__WHAT IS ASKED__. Working from the data below, reproduce exactly the lines starting at the one that holds "Write a web" and ending at the one that holds "const BAR_W = 31, BAR_GAP = 10;". Pictures are excluded.

__EXCERPTED RECORDS__.
----
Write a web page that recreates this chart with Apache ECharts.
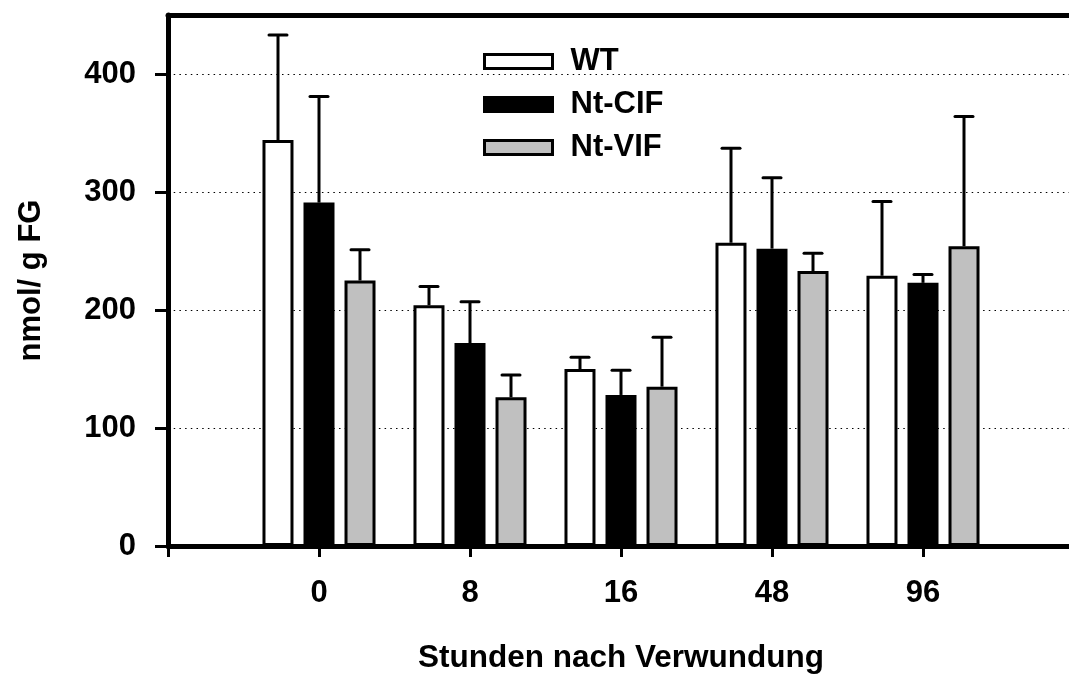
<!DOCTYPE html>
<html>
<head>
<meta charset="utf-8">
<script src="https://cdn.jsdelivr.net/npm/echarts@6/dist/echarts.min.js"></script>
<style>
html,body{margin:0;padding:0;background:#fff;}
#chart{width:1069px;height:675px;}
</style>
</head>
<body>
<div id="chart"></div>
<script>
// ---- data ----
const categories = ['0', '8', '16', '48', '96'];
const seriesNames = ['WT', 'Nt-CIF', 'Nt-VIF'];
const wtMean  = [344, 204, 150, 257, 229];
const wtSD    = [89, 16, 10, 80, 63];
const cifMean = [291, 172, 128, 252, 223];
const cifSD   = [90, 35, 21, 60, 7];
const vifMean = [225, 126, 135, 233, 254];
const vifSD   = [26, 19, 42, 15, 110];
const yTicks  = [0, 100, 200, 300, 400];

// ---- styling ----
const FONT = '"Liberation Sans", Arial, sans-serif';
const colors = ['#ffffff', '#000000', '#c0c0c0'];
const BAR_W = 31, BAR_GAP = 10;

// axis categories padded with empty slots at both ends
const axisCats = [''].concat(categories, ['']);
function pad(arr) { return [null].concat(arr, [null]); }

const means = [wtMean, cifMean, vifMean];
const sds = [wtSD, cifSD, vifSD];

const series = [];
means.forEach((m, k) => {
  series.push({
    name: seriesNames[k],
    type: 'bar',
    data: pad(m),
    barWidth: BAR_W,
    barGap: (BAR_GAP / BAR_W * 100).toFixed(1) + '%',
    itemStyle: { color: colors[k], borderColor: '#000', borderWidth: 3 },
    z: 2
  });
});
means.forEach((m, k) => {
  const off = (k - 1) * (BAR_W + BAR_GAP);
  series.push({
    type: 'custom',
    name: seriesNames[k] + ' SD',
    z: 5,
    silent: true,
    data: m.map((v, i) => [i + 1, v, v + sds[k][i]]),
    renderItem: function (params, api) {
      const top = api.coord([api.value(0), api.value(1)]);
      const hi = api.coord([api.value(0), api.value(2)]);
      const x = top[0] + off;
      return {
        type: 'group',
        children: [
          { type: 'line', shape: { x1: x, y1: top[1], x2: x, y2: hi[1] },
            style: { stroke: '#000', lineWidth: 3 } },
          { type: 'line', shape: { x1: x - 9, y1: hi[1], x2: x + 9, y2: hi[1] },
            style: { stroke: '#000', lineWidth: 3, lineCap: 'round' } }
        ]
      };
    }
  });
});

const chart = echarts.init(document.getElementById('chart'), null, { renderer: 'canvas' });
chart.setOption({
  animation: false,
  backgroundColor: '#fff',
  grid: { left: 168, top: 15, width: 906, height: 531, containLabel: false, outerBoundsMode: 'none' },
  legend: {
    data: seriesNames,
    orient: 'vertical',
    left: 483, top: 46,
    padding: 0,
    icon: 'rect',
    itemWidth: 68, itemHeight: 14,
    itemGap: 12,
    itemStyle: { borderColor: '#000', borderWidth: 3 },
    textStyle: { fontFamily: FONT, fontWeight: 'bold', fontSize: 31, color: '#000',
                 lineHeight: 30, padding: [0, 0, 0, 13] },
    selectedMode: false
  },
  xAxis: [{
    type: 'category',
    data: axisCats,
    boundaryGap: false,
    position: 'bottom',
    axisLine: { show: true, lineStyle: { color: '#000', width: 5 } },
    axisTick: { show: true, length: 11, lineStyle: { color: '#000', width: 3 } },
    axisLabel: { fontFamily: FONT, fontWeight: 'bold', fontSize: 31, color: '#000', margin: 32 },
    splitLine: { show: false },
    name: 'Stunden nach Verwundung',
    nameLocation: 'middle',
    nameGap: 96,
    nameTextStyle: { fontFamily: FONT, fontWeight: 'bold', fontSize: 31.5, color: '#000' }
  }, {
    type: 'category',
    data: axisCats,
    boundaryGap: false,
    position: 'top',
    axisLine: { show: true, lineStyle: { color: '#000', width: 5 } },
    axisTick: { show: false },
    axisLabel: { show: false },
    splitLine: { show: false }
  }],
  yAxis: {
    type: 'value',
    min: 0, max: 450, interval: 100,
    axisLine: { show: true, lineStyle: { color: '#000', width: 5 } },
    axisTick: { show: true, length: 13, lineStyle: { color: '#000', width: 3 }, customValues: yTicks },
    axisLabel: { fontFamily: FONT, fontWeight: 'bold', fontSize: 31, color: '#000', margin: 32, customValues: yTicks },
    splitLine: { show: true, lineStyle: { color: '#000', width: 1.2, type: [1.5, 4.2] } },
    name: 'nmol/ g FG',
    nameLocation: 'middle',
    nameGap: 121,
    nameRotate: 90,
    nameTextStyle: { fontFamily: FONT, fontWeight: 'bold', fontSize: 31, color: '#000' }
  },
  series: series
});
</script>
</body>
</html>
----
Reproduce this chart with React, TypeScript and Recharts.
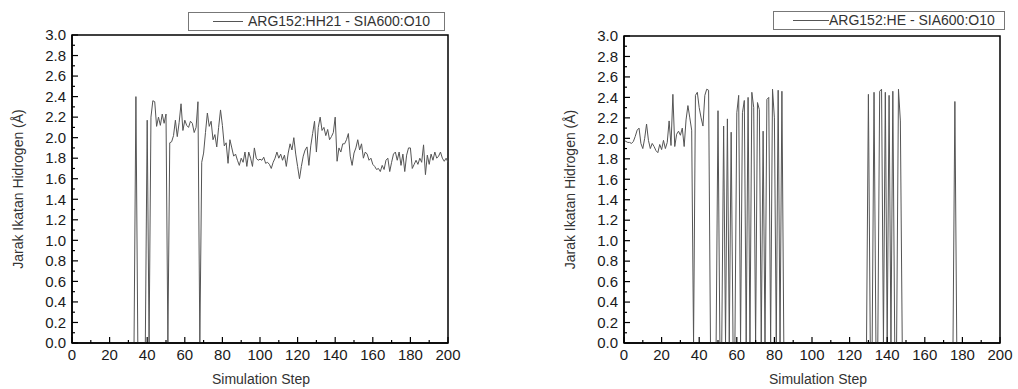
----
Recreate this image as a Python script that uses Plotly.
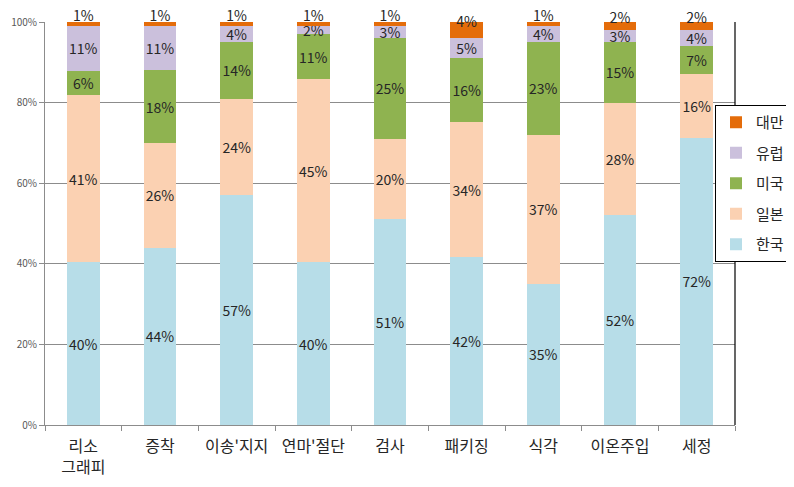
----
__EXERCISE ANSWER__.
Write a web page that recreates this chart with Apache ECharts.
<!DOCTYPE html>
<html>
<head>
<meta charset="utf-8">
<script src="https://cdn.jsdelivr.net/npm/echarts@6/dist/echarts.min.js"></script>
<style>
html,body{margin:0;padding:0;background:#fff;}
#chart{width:1069px;height:675px;}
</style>
</head>
<body>
<div id="chart"></div>
<script>
// ---- data ----
const categories = ['0', '8', '16', '48', '96'];
const seriesNames = ['WT', 'Nt-CIF', 'Nt-VIF'];
const wtMean  = [344, 204, 150, 257, 229];
const wtSD    = [89, 16, 10, 80, 63];
const cifMean = [291, 172, 128, 252, 223];
const cifSD   = [90, 35, 21, 60, 7];
const vifMean = [225, 126, 135, 233, 254];
const vifSD   = [26, 19, 42, 15, 110];
const yTicks  = [0, 100, 200, 300, 400];

// ---- styling ----
const FONT = '"Liberation Sans", Arial, sans-serif';
const colors = ['#ffffff', '#000000', '#c0c0c0'];
const BAR_W = 31, BAR_GAP = 10;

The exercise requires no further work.